_GIVEN DATA_
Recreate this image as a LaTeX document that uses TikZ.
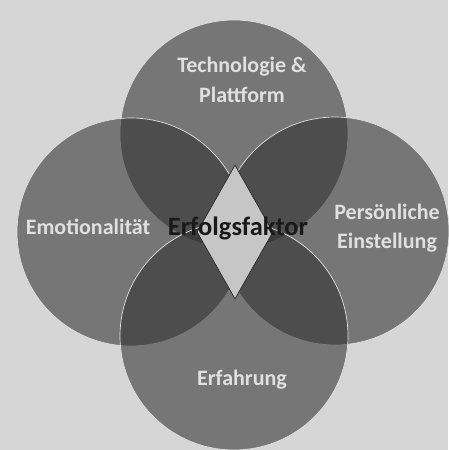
\documentclass[tikz,border=0pt]{standalone}
\usepackage{fontspec}
\setmainfont{Carlito}
\usetikzlibrary{shapes.geometric}
\definecolor{paper}{gray}{0.84}
\definecolor{ring}{gray}{0.18}
\definecolor{rim}{gray}{0.88}
\tikzset{%
  field/.style={%
    circle,%
    draw=rim,%
    line width=0.7pt,%
    fill=ring,%
    fill opacity=0.57,%
    minimum size=228pt,%
    inner sep=0pt},
  fieldtext/.style={%
    text=rim,%
    align=center,%
    font=\fontsize{22}{29.5}\selectfont\bfseries},
  core/.style={%
    diamond,%
    draw=black!85,%
    line width=0.7pt,%
    fill=gray!45,%
    minimum width=76pt,%
    minimum height=134pt,%
    inner sep=0pt}
}

\begin{document}
\begin{tikzpicture}[x=1pt,y=-1pt]
  \fill [paper] (0,0) rectangle (448,450);
  \useasboundingbox (0,0) rectangle (448,450);
  % the four fields
  \node [field] (tech) at (234,134) {};
  \node [field] (emo) at (131,232) {};
  \node [field] (pers) at (335,231) {};
  \node [field] (erf) at (234,336) {};
  % centre
  \node [core] (erfolg) at (235,232) {};
  \node [font=\fontsize{26.5}{30}\selectfont\bfseries, text=black!90] (erfolgtext) at (238,228) {Erfolgsfaktor};
  % texts
  \node [fieldtext] (techtext) at (242,80) {Technologie \&\\Plattform};
  \node [fieldtext] (emotext) at (88,227) {Emotionalität};
  \node [fieldtext] (perstext) at (387,228) {Persönliche\\Einstellung};
  \node [fieldtext] (erftext) at (242,380) {Erfahrung};
\end{tikzpicture}
\end{document}
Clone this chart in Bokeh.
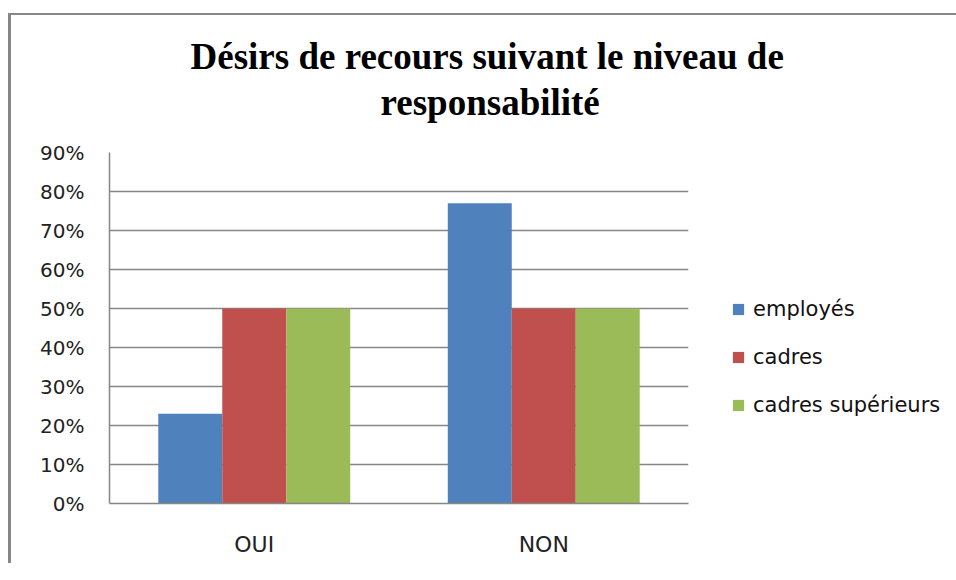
from bokeh.plotting import figure
from bokeh.models import (FactorRange, Range1d, Legend, LegendItem, NumeralTickFormatter,
                          FixedTicker, Title, ColumnDataSource)
from bokeh.transform import dodge
from bokeh.embed import file_html
from bokeh.resources import INLINE

# ---- data ----
categories = ["OUI", "NON"]
series_names = ["employés", "cadres", "cadres supérieurs"]
employes = [0.23, 0.77]
cadres = [0.50, 0.50]
cadres_superieurs = [0.50, 0.50]
y_ticks = [0.0, 0.1, 0.2, 0.3, 0.4, 0.5, 0.6, 0.7, 0.8, 0.9]
title_lines = ["Désirs de recours suivant le niveau de", "responsabilité"]

colors = ["#4F81BD", "#C0504D", "#9BBB59"]
grid_color = "#868686"

source = ColumnDataSource(dict(cat=categories, employes=employes, cadres=cadres,
                               cadres_sup=cadres_superieurs))

p = figure(x_range=FactorRange(factors=categories, range_padding=0),
           y_range=Range1d(0, 0.9),
           frame_width=579, frame_height=351,
           output_backend="svg", toolbar_location=None,
           min_border_left=98, min_border_right=259,
           min_border_top=137, min_border_bottom=60)
p.styles = {"border-top": "2px solid #868686", "border-left": "3px solid #868686",
            "margin-left": "8px", "margin-top": "13px"}
p.outline_line_color = None
p.background_fill_color = "white"
p.border_fill_color = "white"

bw = 0.221
fields = ["employes", "cadres", "cadres_sup"]
offsets = [-bw, 0.0, bw]
renderers = []
for f, off, c in zip(fields, offsets, colors):
    r = p.vbar(x=dodge("cat", off, range=p.x_range), top=f, width=bw, source=source,
               fill_color=c, line_color=None)
    renderers.append(r)

legend = Legend(items=[LegendItem(label=n, renderers=[r]) for n, r in zip(series_names, renderers)],
                location=(43, 85))
legend.border_line_color = None
legend.background_fill_alpha = 0
legend.padding = 0
legend.margin = 0
legend.spacing = 22
legend.label_height = 26
legend.glyph_height = 14
legend.glyph_width = 14
legend.label_standoff = 8
legend.label_text_font = "DejaVu Sans"
legend.label_text_font_size = "21px"
legend.label_text_color = "#111111"
p.add_layout(legend, "right")

# y axis
p.yaxis.ticker = FixedTicker(ticks=y_ticks)
p.yaxis.formatter = NumeralTickFormatter(format="0%")
p.yaxis.major_label_text_font = "DejaVu Sans"
p.yaxis.major_label_text_font_size = "20px"
p.yaxis.major_label_text_color = "#222222"
p.yaxis.axis_line_color = grid_color
p.yaxis.axis_line_width = 1.5
p.yaxis.major_tick_line_color = None
p.yaxis.minor_tick_line_color = None
p.yaxis.major_tick_out = 0
p.yaxis.major_tick_in = 0
p.yaxis.major_label_standoff = 25

# x axis
p.xaxis.major_label_text_font = "DejaVu Sans"
p.xaxis.major_label_text_font_size = "22px"
p.xaxis.major_label_text_color = "#222222"
p.xaxis.axis_line_color = grid_color
p.xaxis.axis_line_width = 1.5
p.xaxis.major_tick_line_color = None
p.xaxis.minor_tick_line_color = None
p.xaxis.major_tick_out = 0
p.xaxis.major_tick_in = 0
p.xaxis.major_label_standoff = 28

p.xgrid.grid_line_color = None
p.ygrid.grid_line_color = grid_color
p.ygrid.grid_line_width = 1.5

# title: second line added first (closest to the frame)
p.add_layout(Title(text=title_lines[1], align="left", offset=271, standoff=60,
                   text_font="Liberation Serif", text_font_style="bold",
                   text_font_size="37px", text_color="black"), "above")
p.add_layout(Title(text=title_lines[0], align="left", offset=81, standoff=-54,
                   text_font="Liberation Serif", text_font_style="bold",
                   text_font_size="37px", text_color="black"), "above")

open("out.html", "w").write(file_html(p, INLINE))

_TASK DIRECTIONS_
Go back to the listing above and reproduce, exactly, the stretch from the line bearing "Clone this chart in Bokeh." through the line bearing "from bokeh.resources import INLINE", without its pictures.

_RESPONSE FOR THIS EXERCISE_
Clone this chart in Bokeh.
from bokeh.plotting import figure
from bokeh.models import (FactorRange, Range1d, Legend, LegendItem, NumeralTickFormatter,
                          FixedTicker, Title, ColumnDataSource)
from bokeh.transform import dodge
from bokeh.embed import file_html
from bokeh.resources import INLINE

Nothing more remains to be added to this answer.